43rd Annual Rocky Mountain Securities Conference Coverage: The Defense Response: Initiatives, Cooperation and Other Expansive Enforcement Concepts

The Enforcement Panel included Randall Fons of Morrison & Foerster, LLP; David Zisser of Davis Graham & Stubbs LLP; Mike Cillo of Daivs & Ceriani PC; and Holly Sollod of Holland & Hart LLP. This panel offered the opposite viewpoint on the topic of enforcement from the perspective of defense counsel.  The panel focused on the issue cooperation with the SEC.

The SEC uses several tools when cooperating with defendants; such as cooperation agreements, non-prosecution agreements, and expedited immunity used in conjunction with the Department of Justice. Notably, panelist Holly Sollod had a case in which a cooperation agreement was used during litigation in the middle of an active enforcement action with her client. This is unusual as such agreements tend to happen at an earlier stage.

The important aspects a defense attorney must be mindful of include: the level of assistance provided, the truth of the information, and whether the client was the first to come to them with the information; the importance of the underlying issue; the harm involved and whether the client is a repeat; the societal implications of holding somebody responsible and what the public response might be; and an evaluation of the client that may be cooperating, particularly exploring their reputation and their opportunity to commit further violations. The most important factor is how early an individual attempts to cooperate. The SEC favors agreements with those that come to them first with particular information, thus encouraging more immediate cooperation. In the instance of Ms. Sollod’s case, she was able to obtain such an agreement because, despite the fact that the action had already been initiated, her client was the first to offer cooperation.
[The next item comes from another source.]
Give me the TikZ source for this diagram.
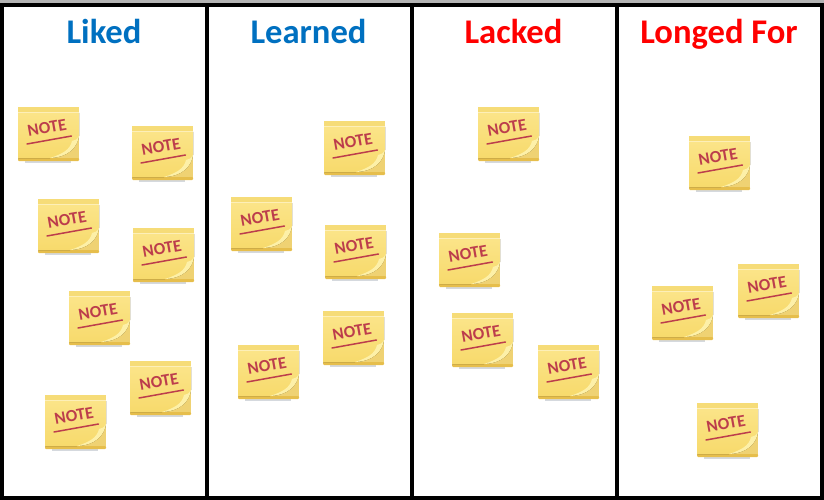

The panelists also voiced criticism over this cooperation process, particularly the lack of transparency into entering cooperation agreements.  It is difficult to recommend cooperation to a client when there is no standard for the degree of cooperation or the standard protections that come along with them, or the manner in which the SEC and the Justice Department treat those that come forward with information to make a cooperation agreement.  The mechanics, protections, and assurances are not yet solidified enough to cause broad acceptance and reliance on such agreements. It is essential that any protection in an agreement last indefinitely and not just for the period of time that the information is being shared, otherwise the witness may find testimony being used against him or her in the future.

Finally the perspective of defending corporations was discussed, particularly in the face of the encouragement of whistleblowers. It is essential that corporations install open communication for whistleblowers which allows the company to get ahead of any allegations, make people feel comfortable in coming to the company before going to the SEC, thereby enabling the corporation to launch its own internal investigations. Once a whistleblower brings information to the attention of the company, the company has 90 days to react reasonably; not doing so will open the company up to SEC sanctions. In addition, the whistleblower is considered to have brought the matter to the SEC when he or she brings it to the company for timing purposes. The SEC’s emphasis is for the company to respond quickly and appropriately so that further enforcement and investigation effort is not needed.  

According to the panel, corporations are at a significant disadvantage when targeted by the SEC because the SEC can investigate for an indefinite amount of time. This allows the SEC to wait to file a case until all the relevant material is together, whereas if the company gets a tip about wrongdoing, they have only 90 days to correct transgressions, build a defense, and possibly set up a cooperation agreement.